Неведомо, в какой мере исполнялось это строгое распоряжение в дни первой мировой войны, но вторая мировая война показала со всей очевидностью, насколько эта мысль «совершенно ложная». И если формула относительно пушек и муз (особенно само слово «музы») звучит сегодня немного высокопарно, суть дела верна: искусство может поднимать свой голос против оружия и во многих случаях оказывается сильнее его.
Наблюдения, сделанные в процессе работы над книгой, впечатления от встреч с героями повествования продолжают жить в памяти. С возрастом и годами память слабеет и стирает картины прошлого. Но бывает воспетая Батюшковым память сердца — она действительно сильней «рассудка памяти печальной». Такая память умеет сберегать драгоценные впечатления навсегда.
Одно из главных впечатлений тех лет связано, как ни странно, не с героической стороной творчества, а с этикой взаимоотношений между людьми. Торжествовали не только человеческая воля и высокие идеалы художников, но и строгая нравственность творческого блокадного общежития.
Известно, какой отравленной бывает иногда атмосфера в театральных и концертных коллективах: склоки, зависть к успеху товарища, желание принизить его работу и на таком шатком фундаменте возвыситься самому. Такие нравы, увы, живучи в закулисном мире. И даже самому Константину Сергеевичу Станиславскому, законодателю театральной морали и этики, непримиримому врагу каботинства{1}, не удалось в полной мере уничтожить этих извечных врагов искусства в собственном окружении.

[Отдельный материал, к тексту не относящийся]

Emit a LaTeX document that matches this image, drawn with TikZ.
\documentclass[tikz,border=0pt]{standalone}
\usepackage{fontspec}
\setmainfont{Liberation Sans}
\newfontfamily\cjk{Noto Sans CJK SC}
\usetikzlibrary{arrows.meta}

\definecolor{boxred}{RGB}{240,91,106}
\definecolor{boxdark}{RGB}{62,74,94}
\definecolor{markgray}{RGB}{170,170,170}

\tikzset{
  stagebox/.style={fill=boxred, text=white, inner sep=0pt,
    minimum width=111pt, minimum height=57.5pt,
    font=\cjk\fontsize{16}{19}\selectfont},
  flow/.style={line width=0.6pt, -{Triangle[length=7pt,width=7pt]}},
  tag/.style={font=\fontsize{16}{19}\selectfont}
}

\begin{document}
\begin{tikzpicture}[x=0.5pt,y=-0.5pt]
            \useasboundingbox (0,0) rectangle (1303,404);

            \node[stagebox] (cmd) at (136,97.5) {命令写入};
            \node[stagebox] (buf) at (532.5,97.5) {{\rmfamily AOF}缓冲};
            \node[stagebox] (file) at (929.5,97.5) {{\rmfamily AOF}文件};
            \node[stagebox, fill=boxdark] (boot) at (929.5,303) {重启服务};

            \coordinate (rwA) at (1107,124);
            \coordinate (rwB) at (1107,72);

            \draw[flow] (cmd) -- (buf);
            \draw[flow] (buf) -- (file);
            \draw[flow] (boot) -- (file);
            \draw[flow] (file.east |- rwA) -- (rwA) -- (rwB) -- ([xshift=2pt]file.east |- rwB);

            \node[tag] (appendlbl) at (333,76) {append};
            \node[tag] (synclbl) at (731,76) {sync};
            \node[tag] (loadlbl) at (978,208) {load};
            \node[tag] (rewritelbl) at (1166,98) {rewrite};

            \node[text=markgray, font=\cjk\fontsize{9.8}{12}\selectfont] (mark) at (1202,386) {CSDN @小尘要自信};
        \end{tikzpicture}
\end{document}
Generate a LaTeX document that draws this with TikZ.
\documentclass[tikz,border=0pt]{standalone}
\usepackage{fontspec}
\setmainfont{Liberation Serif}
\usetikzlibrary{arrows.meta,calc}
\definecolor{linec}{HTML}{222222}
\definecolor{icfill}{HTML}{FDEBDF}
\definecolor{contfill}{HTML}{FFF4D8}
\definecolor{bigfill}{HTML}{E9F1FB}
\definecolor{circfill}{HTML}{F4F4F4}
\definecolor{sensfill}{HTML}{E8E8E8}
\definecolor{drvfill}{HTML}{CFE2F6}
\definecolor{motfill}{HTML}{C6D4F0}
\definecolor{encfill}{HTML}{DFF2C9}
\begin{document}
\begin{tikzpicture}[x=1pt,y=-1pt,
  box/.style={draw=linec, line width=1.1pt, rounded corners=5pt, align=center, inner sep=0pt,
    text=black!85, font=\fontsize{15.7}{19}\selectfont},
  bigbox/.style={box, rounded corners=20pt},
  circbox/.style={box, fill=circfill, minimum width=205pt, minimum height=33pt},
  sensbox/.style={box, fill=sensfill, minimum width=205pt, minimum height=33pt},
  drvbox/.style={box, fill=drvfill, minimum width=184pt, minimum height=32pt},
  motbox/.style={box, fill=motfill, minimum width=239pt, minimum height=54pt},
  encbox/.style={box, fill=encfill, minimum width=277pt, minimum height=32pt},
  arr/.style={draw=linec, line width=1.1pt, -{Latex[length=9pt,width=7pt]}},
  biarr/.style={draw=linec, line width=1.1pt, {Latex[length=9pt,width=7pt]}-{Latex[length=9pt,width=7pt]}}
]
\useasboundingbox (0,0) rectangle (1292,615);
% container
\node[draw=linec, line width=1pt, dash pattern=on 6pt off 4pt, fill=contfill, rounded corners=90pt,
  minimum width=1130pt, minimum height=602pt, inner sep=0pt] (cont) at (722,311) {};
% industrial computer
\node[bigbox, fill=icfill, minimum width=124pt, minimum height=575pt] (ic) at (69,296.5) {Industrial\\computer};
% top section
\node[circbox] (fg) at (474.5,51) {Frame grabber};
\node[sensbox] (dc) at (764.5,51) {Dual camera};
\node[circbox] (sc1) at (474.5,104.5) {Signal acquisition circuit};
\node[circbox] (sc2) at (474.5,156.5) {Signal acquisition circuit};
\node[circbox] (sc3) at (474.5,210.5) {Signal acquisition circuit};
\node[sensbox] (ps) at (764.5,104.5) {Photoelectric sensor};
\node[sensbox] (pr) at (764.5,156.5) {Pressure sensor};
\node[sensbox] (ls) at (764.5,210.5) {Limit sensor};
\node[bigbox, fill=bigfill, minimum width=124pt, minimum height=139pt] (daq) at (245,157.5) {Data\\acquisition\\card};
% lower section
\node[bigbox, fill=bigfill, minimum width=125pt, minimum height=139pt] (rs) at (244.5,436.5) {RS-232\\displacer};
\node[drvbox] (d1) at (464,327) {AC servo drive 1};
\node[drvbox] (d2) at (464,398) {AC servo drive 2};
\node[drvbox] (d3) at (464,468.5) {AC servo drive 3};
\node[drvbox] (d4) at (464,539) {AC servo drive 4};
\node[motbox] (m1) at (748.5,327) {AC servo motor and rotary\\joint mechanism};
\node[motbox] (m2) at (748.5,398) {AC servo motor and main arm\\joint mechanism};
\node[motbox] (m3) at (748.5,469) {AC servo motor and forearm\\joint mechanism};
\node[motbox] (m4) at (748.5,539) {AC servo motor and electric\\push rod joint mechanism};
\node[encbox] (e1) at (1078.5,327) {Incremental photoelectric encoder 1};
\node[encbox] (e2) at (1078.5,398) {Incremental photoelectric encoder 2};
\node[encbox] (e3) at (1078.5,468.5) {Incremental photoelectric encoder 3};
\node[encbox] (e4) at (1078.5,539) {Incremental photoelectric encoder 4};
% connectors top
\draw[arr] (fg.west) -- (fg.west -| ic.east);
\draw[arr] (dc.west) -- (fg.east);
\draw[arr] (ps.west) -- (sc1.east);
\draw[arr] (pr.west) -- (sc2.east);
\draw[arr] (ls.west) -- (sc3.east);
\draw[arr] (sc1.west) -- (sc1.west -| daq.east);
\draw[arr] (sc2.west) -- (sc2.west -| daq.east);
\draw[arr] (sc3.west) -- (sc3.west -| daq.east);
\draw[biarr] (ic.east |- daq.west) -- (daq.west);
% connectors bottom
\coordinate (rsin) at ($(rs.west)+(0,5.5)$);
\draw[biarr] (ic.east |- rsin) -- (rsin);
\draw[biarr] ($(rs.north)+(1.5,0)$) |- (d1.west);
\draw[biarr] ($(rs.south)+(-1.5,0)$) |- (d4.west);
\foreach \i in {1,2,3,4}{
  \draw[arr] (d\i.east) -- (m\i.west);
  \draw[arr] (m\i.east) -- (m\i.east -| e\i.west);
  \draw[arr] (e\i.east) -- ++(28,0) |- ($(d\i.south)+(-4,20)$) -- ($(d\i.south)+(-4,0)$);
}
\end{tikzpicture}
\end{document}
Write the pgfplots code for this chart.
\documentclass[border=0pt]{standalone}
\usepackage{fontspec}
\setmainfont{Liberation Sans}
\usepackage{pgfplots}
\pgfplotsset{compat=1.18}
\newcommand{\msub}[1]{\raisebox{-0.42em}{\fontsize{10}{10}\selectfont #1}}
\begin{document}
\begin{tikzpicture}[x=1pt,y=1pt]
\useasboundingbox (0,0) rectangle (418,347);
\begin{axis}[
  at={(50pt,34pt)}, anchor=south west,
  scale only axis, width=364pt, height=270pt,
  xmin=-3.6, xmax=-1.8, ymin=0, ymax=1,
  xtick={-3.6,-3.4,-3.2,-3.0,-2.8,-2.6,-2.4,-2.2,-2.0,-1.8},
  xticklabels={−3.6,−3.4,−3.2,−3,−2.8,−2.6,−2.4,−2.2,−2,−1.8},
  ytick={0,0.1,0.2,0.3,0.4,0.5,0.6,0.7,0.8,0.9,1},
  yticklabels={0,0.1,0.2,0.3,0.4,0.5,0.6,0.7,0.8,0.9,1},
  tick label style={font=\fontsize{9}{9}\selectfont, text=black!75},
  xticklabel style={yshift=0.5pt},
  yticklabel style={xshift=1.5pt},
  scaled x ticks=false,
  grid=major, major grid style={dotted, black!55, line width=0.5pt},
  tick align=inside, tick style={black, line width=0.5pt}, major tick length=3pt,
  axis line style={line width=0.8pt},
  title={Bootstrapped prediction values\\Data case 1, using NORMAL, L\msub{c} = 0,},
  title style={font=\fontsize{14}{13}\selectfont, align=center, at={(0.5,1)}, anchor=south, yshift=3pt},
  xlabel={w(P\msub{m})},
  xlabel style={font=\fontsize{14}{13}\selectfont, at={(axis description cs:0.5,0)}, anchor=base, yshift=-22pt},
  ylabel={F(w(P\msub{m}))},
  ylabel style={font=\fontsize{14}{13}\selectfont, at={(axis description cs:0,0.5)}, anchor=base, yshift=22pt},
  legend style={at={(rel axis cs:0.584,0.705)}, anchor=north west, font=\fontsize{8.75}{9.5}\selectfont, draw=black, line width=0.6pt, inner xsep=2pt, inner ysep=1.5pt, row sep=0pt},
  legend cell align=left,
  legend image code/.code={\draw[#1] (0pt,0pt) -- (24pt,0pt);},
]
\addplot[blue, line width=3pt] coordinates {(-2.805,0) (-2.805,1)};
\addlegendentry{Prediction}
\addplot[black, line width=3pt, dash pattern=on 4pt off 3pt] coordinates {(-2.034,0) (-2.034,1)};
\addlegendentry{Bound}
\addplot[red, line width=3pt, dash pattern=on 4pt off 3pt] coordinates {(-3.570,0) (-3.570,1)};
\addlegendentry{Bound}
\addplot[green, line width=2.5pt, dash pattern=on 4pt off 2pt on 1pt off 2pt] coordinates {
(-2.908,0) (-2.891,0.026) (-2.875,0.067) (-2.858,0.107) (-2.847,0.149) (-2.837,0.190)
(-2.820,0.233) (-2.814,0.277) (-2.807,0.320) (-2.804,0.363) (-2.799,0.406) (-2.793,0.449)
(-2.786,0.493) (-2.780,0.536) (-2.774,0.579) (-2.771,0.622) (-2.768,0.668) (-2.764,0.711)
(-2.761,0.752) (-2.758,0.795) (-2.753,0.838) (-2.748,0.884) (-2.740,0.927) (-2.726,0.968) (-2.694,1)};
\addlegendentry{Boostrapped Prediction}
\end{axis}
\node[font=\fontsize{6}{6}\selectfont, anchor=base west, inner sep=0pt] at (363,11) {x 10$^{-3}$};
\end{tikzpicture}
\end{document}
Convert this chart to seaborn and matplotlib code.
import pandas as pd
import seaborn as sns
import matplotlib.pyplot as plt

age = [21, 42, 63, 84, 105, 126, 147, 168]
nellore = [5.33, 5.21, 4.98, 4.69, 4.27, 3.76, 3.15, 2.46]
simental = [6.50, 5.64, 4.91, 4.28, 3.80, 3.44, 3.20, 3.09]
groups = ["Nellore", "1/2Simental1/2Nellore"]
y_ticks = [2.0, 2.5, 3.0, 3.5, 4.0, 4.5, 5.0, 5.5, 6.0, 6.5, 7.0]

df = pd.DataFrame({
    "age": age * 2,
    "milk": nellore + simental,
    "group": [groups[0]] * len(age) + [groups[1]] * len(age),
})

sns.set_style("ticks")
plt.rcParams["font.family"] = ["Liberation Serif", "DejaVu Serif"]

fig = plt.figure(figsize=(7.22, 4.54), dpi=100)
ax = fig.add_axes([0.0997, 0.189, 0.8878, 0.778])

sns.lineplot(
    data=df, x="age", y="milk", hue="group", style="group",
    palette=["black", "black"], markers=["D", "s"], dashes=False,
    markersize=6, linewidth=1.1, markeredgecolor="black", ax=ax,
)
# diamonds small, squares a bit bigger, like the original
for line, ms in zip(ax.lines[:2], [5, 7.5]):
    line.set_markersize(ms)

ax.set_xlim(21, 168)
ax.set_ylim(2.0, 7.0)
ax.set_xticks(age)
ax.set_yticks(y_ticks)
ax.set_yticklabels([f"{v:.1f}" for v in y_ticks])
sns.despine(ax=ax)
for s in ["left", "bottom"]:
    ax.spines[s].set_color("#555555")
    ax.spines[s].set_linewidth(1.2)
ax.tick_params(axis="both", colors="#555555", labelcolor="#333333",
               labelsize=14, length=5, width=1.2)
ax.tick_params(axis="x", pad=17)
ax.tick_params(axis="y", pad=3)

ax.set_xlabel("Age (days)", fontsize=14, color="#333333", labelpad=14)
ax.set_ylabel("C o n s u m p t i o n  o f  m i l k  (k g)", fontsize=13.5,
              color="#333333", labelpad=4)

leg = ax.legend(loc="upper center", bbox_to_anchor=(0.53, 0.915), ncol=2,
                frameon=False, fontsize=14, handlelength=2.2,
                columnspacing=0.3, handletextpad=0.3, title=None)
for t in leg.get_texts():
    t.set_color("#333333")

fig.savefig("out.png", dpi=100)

В творческих коллективах осажденного Ленинграда не существовало ничего подобного. Герои моей будущей книги говорили при встречах: не забудьте написать о таком-то, в дни блокады он был легендарно известен. Или: а вы познакомились с такой-то? Ее знал тогда весь город, весь фронт. Расспрашивая актера, музыканта, художника о его работе в блокадную пору, приходилось поражаться тому, как скупо и неохотно рассказывали они о себе. Иногда люди умалчивали даже о фактах безусловно значительных, важных и ярких, к тому же доподлинно мне уже известных. Что это было? Естественная скромность? Нежелание говорить о собственной работе, потому что в условиях блокады она неизбежно оказывалась героической? Не знаю. Но мои собеседники и друзья неизменно оживлялись, как только речь заходила о других, о товарищах. Тут они становились красноречивыми, сыпали фактами, подробностями. Некоторые эпизоды, вошедшие в повествование, выявлены и зафиксированы только благодаря великодушию и благородству героев книги. Убежден, что, если бы Станиславский дожил до середины сороковых годов и узнал о подвиге ленинградских артистов, он написал бы еще одну книгу — об этике, о воплощении своего нравственного идеала, правда, в чрезмерно трагических обстоятельствах. Блокадные артисты в те годы любили не себя в искусстве, а искусство в себе.